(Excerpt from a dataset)

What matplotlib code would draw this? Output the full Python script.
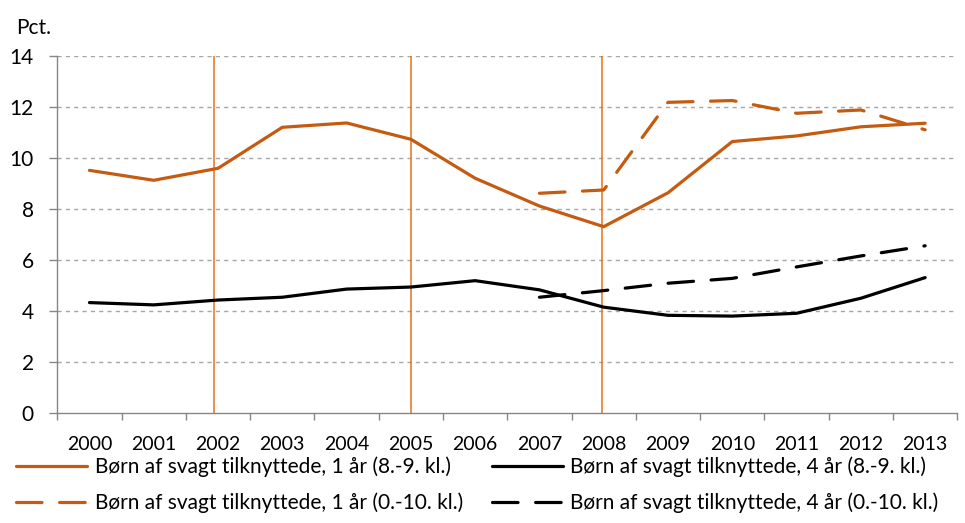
import numpy as np
import matplotlib.pyplot as plt

plt.rcParams['font.family'] = ['Lato', 'DejaVu Sans']

years = ['2000', '2001', '2002', '2003', '2004', '2005', '2006',
         '2007', '2008', '2009', '2010', '2011', '2012', '2013']

# 1 år (8.-9. kl.)
orange_solid = [9.51, 9.12, 9.59, 11.2, 11.37, 10.73, 9.2,
                8.11, 7.3, 8.63, 10.64, 10.86, 11.22, 11.36]
# 1 år (0.-10. kl.), starts 2007
orange_dashed = [None] * 7 + [8.61, 8.74, 12.18, 12.25, 11.75, 11.88, 11.1]
# 4 år (8.-9. kl.)
black_solid = [4.32, 4.23, 4.42, 4.53, 4.85, 4.93, 5.18,
               4.82, 4.14, 3.82, 3.79, 3.9, 4.49, 5.3]
# 4 år (0.-10. kl.), starts 2007
black_dashed = [None] * 7 + [4.53, 4.79, 5.08, 5.27, 5.72, 6.15, 6.55]

# reform markers
vlines = [1.93, 5.0, 7.98]

labels = ['Børn af svagt tilknyttede, 1 år (8.-9. kl.)',
          'Børn af svagt tilknyttede, 1 år (0.-10. kl.)',
          'Børn af svagt tilknyttede, 4 år (8.-9. kl.)',
          'Børn af svagt tilknyttede, 4 år (0.-10. kl.)']

ORANGE = '#C55A11'
VORANGE = '#E8701A'

def to_arr(vals):
    return np.array([np.nan if v is None else v for v in vals], dtype=float)

fig = plt.figure(figsize=(9.65, 5.23), dpi=100)
ax = fig.add_axes([0.0594, 0.211, 0.9326, 0.682])

x = np.arange(len(years))

for xv in vlines:
    ax.plot([xv, xv], [0, 14], color=VORANGE, lw=1.1, zorder=2)

l1, = ax.plot(x, to_arr(orange_solid), color=ORANGE, lw=2.3,
              solid_capstyle='round', zorder=3)
l2, = ax.plot(x, to_arr(orange_dashed), color=ORANGE, lw=2.3,
              dashes=(8, 5.5), dash_capstyle='round', zorder=3)
l3, = ax.plot(x, to_arr(black_solid), color='black', lw=2.3,
              solid_capstyle='round', zorder=3)
l4, = ax.plot(x, to_arr(black_dashed), color='black', lw=2.3,
              dashes=(8, 5.5), dash_capstyle='round', zorder=3)

ax.set_xlim(-0.5, len(years) - 0.5)
ax.set_ylim(0, 14)
ax.set_yticks(np.arange(0, 15, 2))
ax.set_xticks(x)
ax.set_xticklabels(years)
ax.set_xticks(np.arange(-0.5, len(years), 1), minor=True)
ax.tick_params(axis='x', which='major', length=0, pad=17, labelsize=14)
ax.tick_params(axis='x', which='minor', length=5, color='#868686', width=1)
ax.tick_params(axis='y', length=6, color='#868686', width=1, labelsize=15, pad=11)

for yv in range(2, 15, 2):
    ax.axhline(yv, color='#A6A6A6', lw=1, ls=(0, (3, 3)), zorder=1)

for s in ['top', 'right']:
    ax.spines[s].set_visible(False)
for s in ['left', 'bottom']:
    ax.spines[s].set_color('#868686')
    ax.spines[s].set_linewidth(1)

fig.text(0.017, 0.947, 'Pct.', fontsize=15, va='center')

fig.legend([l1, l2, l3, l4], labels, ncol=2, loc='upper left',
           bbox_to_anchor=(0.017, 0.127), frameon=False, fontsize=15,
           handlelength=3.4, handletextpad=0.35, columnspacing=1.42,
           labelspacing=0.73, borderpad=0, borderaxespad=0)

fig.savefig('out.png', dpi=100)
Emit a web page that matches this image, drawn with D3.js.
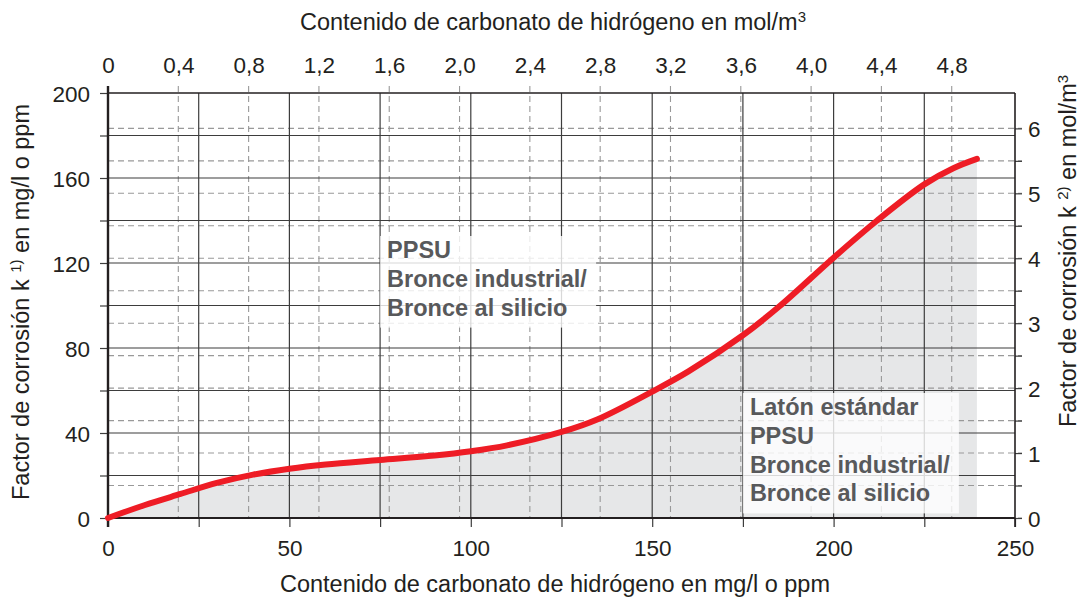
<!DOCTYPE html>
<html>
<head>
<meta charset="utf-8">
<script src="https://cdn.jsdelivr.net/npm/d3@7"></script>
<style>
  body { margin: 0; background: #fff; }
  svg text { font-family: "Liberation Sans", Arial, sans-serif; fill: #231f20; }
  .tick text { font-size: 22.5px; }
  .title { font-size: 23.5px; }
  .boxlabel { font-size: 23.5px; font-weight: bold; fill: #58595b; }
</style>
</head>
<body>
<div id="chart"></div>
<script>
// curve: hydrogen carbonate (mg/l) -> corrosion factor k (mg/l)
var hco3 = [0, 10, 20, 30, 40, 50, 60, 75, 90, 100, 110, 125, 135, 150, 160, 175, 185, 200, 212, 225, 233, 239.5];
var kFactor = [0, 6, 11.3, 16.5, 20.4, 23.2, 25.2, 27.3, 29.4, 31.4, 34.2, 40.5, 46.5, 59.5, 69, 86, 99.5, 122.5, 140, 157, 164.6, 169];

// axis ticks
var bottomTicks = [0, 50, 100, 150, 200, 250];
var bottomMinor = [0, 25, 50, 75, 100, 125, 150, 175, 200, 225, 250];
var topTicks = [0, 0.4, 0.8, 1.2, 1.6, 2.0, 2.4, 2.8, 3.2, 3.6, 4.0, 4.4, 4.8];
var leftTicks = [0, 40, 80, 120, 160, 200];
var leftMinor = [0, 20, 40, 60, 80, 100, 120, 140, 160, 180, 200];
var rightTicks = [0, 1, 2, 3, 4, 5, 6];
var rightMinor = [0, 0.5, 1, 1.5, 2, 2.5, 3, 3.5, 4, 4.5, 5, 5.5, 6];

// labels
var boxA = ["PPSU", "Bronce industrial/", "Bronce al silicio"];
var boxB = ["Latón estándar", "PPSU", "Bronce industrial/", "Bronce al silicio"];

// unit conversions as drawn on the chart
var topMax = 5.16;   // mol/m3 at 250 mg/l
var rightMax = 6.545; // mol/m3 at 200 mg/l

function chart() {
  var W = 1082, H = 601;
  var left = 108, right = 1015, top = 93, bottom = 518;

  var svg = d3.select("#chart").append("svg")
    .attr("width", W).attr("height", H);

  var x = d3.scaleLinear().domain([0, 250]).range([left, right]);
  var xTop = d3.scaleLinear().domain([0, topMax]).range([left, right]);
  var y = d3.scaleLinear().domain([0, 200]).range([bottom, top]);
  var yRight = d3.scaleLinear().domain([0, rightMax]).range([bottom, top]);

  var pts = hco3.map(function(d, i) { return [d, kFactor[i]]; });
  var smooth = d3.curveCatmullRom.alpha(0.5);

  // grey fill under curve
  svg.append("path")
    .datum(pts)
    .attr("fill", "#e6e7e8")
    .attr("d", d3.area()
      .x(function(d) { return x(d[0]); })
      .y0(y(0))
      .y1(function(d) { return y(d[1]); })
      .curve(smooth));

  // dashed grid (mol/m3)
  var dash = svg.append("g")
    .attr("stroke", "#999")
    .attr("stroke-width", 1.1)
    .attr("stroke-dasharray", "6,4");

  dash.selectAll("line.v")
    .data(topTicks.slice(1))
    .enter().append("line")
    .attr("class", "v")
    .attr("x1", function(d) { return xTop(d); })
    .attr("x2", function(d) { return xTop(d); })
    .attr("y1", top - 7).attr("y2", bottom);

  dash.selectAll("line.h")
    .data(rightMinor)
    .enter().append("line")
    .attr("class", "h")
    .attr("x1", left).attr("x2", right + 7)
    .attr("y1", function(d) { return yRight(d); })
    .attr("y2", function(d) { return yRight(d); });

  // solid grid (mg/l)
  var solid = svg.append("g")
    .attr("stroke", "#3d3d3d")
    .attr("stroke-width", 1.2);

  solid.selectAll("line.v")
    .data(bottomMinor.slice(1, -1))
    .enter().append("line")
    .attr("class", "v")
    .attr("x1", function(d) { return x(d); })
    .attr("x2", function(d) { return x(d); })
    .attr("y1", top).attr("y2", bottom);

  solid.selectAll("line.h")
    .data(leftMinor.slice(1, -1))
    .enter().append("line")
    .attr("class", "h")
    .attr("x1", left).attr("x2", right)
    .attr("y1", function(d) { return y(d); })
    .attr("y2", function(d) { return y(d); });

  // axes
  var fmtTop = function(d) { return d === 0 ? "0" : d3.format(".1f")(d).replace(".", ","); };

  var gBottom = svg.append("g")
    .attr("transform", "translate(0," + bottom + ")")
    .call(d3.axisBottom(x).tickValues(bottomMinor).tickSize(9)
      .tickFormat(function(d) { return bottomTicks.indexOf(d) >= 0 ? d : ""; }));
  gBottom.selectAll("text").attr("y", 38).attr("dy", null);

  var gTop = svg.append("g")
    .attr("transform", "translate(0," + top + ")")
    .call(d3.axisTop(xTop).tickValues(topTicks).tickSize(0).tickFormat(fmtTop));
  gTop.selectAll("text").attr("y", -20.5).attr("dy", null);

  var gLeft = svg.append("g")
    .attr("transform", "translate(" + left + ",0)")
    .call(d3.axisLeft(y).tickValues(leftMinor).tickSize(8)
      .tickFormat(function(d) { return leftTicks.indexOf(d) >= 0 ? d : ""; }));
  gLeft.selectAll("text").attr("x", -18).attr("dy", "0.36em");

  var gRight = svg.append("g")
    .attr("transform", "translate(" + right + ",0)")
    .call(d3.axisRight(yRight).tickValues(rightMinor).tickSize(7)
      .tickFormat(function(d) { return rightTicks.indexOf(d) >= 0 ? d : ""; }));
  gRight.selectAll("text").attr("x", 13).attr("dy", "0.36em");

  [gBottom, gTop, gLeft, gRight].forEach(function(g) {
    g.attr("font-size", null).attr("font-family", null);
    g.select(".domain").remove();
    g.selectAll(".tick line").attr("stroke", "#3d3d3d").attr("stroke-width", 1.2);
  });
  gTop.selectAll(".tick line").remove();

  // frame
  var frame = svg.append("g").attr("stroke", "#231f20").attr("fill", "none");
  frame.append("line").attr("x1", left).attr("x2", right).attr("y1", top).attr("y2", top).attr("stroke-width", 1.6);
  frame.append("line").attr("x1", left).attr("x2", right).attr("y1", bottom).attr("y2", bottom).attr("stroke-width", 2);
  frame.append("line").attr("x1", left).attr("x2", left).attr("y1", top - 7).attr("y2", bottom + 9).attr("stroke-width", 2.4);
  frame.append("line").attr("x1", right).attr("x2", right).attr("y1", top).attr("y2", bottom + 9).attr("stroke-width", 1.6);

  // label boxes
  function labelBox(lines, bx, by) {
    var g = svg.append("g").attr("transform", "translate(" + bx + "," + by + ")");
    g.append("rect")
      .attr("width", 216)
      .attr("height", 22 + (lines.length - 1) * 28.8 + 12)
      .attr("fill", "#fff")
      .attr("fill-opacity", 0.8);
    g.selectAll("text")
      .data(lines)
      .enter().append("text")
      .attr("class", "boxlabel")
      .attr("x", 7)
      .attr("y", function(d, i) { return 22 + i * 28.8; })
      .text(function(d) { return d; });
  }
  labelBox(boxA, x(75), 236);
  labelBox(boxB, x(175), 393);

  // red curve
  svg.append("path")
    .datum(pts)
    .attr("fill", "none")
    .attr("stroke", "#ee1c25")
    .attr("stroke-width", 6)
    .attr("stroke-linecap", "round")
    .attr("d", d3.line()
      .x(function(d) { return x(d[0]); })
      .y(function(d) { return y(d[1]); })
      .curve(smooth));

  // titles
  var t1 = svg.append("text").attr("class", "title")
    .attr("x", 553).attr("y", 30).attr("text-anchor", "middle");
  t1.append("tspan").text("Contenido de carbonato de hidrógeno en mol/m");
  t1.append("tspan").attr("dy", -8).attr("font-size", 15).text("3");

  svg.append("text").attr("class", "title")
    .attr("x", 555).attr("y", 592).attr("text-anchor", "middle")
    .text("Contenido de carbonato de hidrógeno en mg/l o ppm");

  var t3 = svg.append("text").attr("class", "title")
    .attr("transform", "translate(29,302) rotate(-90)")
    .attr("text-anchor", "middle");
  t3.append("tspan").text("Factor de corrosión k ");
  t3.append("tspan").attr("dy", -8).attr("font-size", 15).text("1)");
  t3.append("tspan").attr("dy", 8).text(" en mg/l o ppm");

  var t4 = svg.append("text").attr("class", "title")
    .attr("transform", "translate(1076,251) rotate(-90)")
    .attr("text-anchor", "middle");
  t4.append("tspan").text("Factor de corrosión k ");
  t4.append("tspan").attr("dy", -8).attr("font-size", 15).text("2)");
  t4.append("tspan").attr("dy", 8).text(" en mol/m");
  t4.append("tspan").attr("dy", -8).attr("font-size", 15).text("3");
}
chart();
</script>
</body>
</html>
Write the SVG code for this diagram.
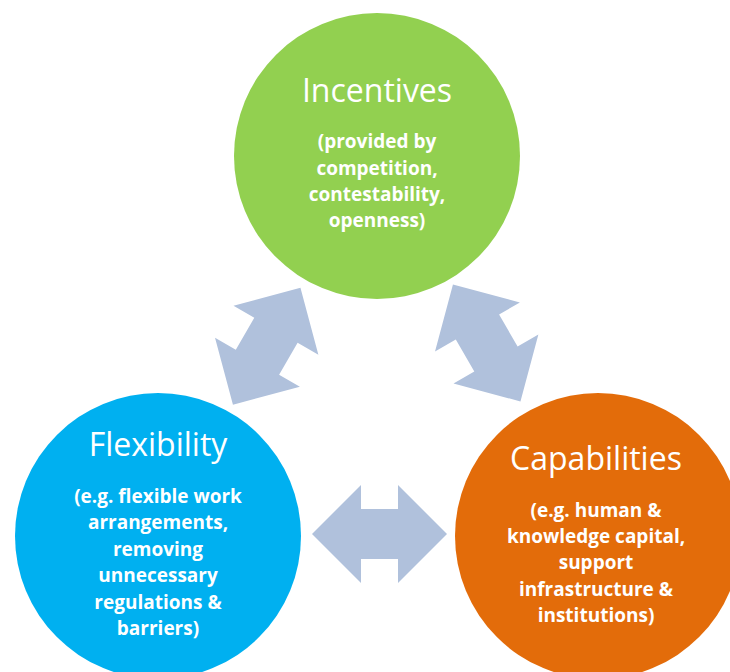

> [What to produce]
Return, unchanged, the lines from the first line of the material through the line that holds "ax.plot([xv, xv], [0, 14], color=VORANGE, lw=1.1, zorder=2)", inclusive, omitting pictures.

> [Solution]
What matplotlib code would draw this? Output the full Python script.
import numpy as np
import matplotlib.pyplot as plt

plt.rcParams['font.family'] = ['Lato', 'DejaVu Sans']

years = ['2000', '2001', '2002', '2003', '2004', '2005', '2006',
         '2007', '2008', '2009', '2010', '2011', '2012', '2013']

# 1 år (8.-9. kl.)
orange_solid = [9.51, 9.12, 9.59, 11.2, 11.37, 10.73, 9.2,
                8.11, 7.3, 8.63, 10.64, 10.86, 11.22, 11.36]
# 1 år (0.-10. kl.), starts 2007
orange_dashed = [None] * 7 + [8.61, 8.74, 12.18, 12.25, 11.75, 11.88, 11.1]
# 4 år (8.-9. kl.)
black_solid = [4.32, 4.23, 4.42, 4.53, 4.85, 4.93, 5.18,
               4.82, 4.14, 3.82, 3.79, 3.9, 4.49, 5.3]
# 4 år (0.-10. kl.), starts 2007
black_dashed = [None] * 7 + [4.53, 4.79, 5.08, 5.27, 5.72, 6.15, 6.55]

# reform markers
vlines = [1.93, 5.0, 7.98]

labels = ['Børn af svagt tilknyttede, 1 år (8.-9. kl.)',
          'Børn af svagt tilknyttede, 1 år (0.-10. kl.)',
          'Børn af svagt tilknyttede, 4 år (8.-9. kl.)',
          'Børn af svagt tilknyttede, 4 år (0.-10. kl.)']

ORANGE = '#C55A11'
VORANGE = '#E8701A'

def to_arr(vals):
    return np.array([np.nan if v is None else v for v in vals], dtype=float)

fig = plt.figure(figsize=(9.65, 5.23), dpi=100)
ax = fig.add_axes([0.0594, 0.211, 0.9326, 0.682])

x = np.arange(len(years))

for xv in vlines:
    ax.plot([xv, xv], [0, 14], color=VORANGE, lw=1.1, zorder=2)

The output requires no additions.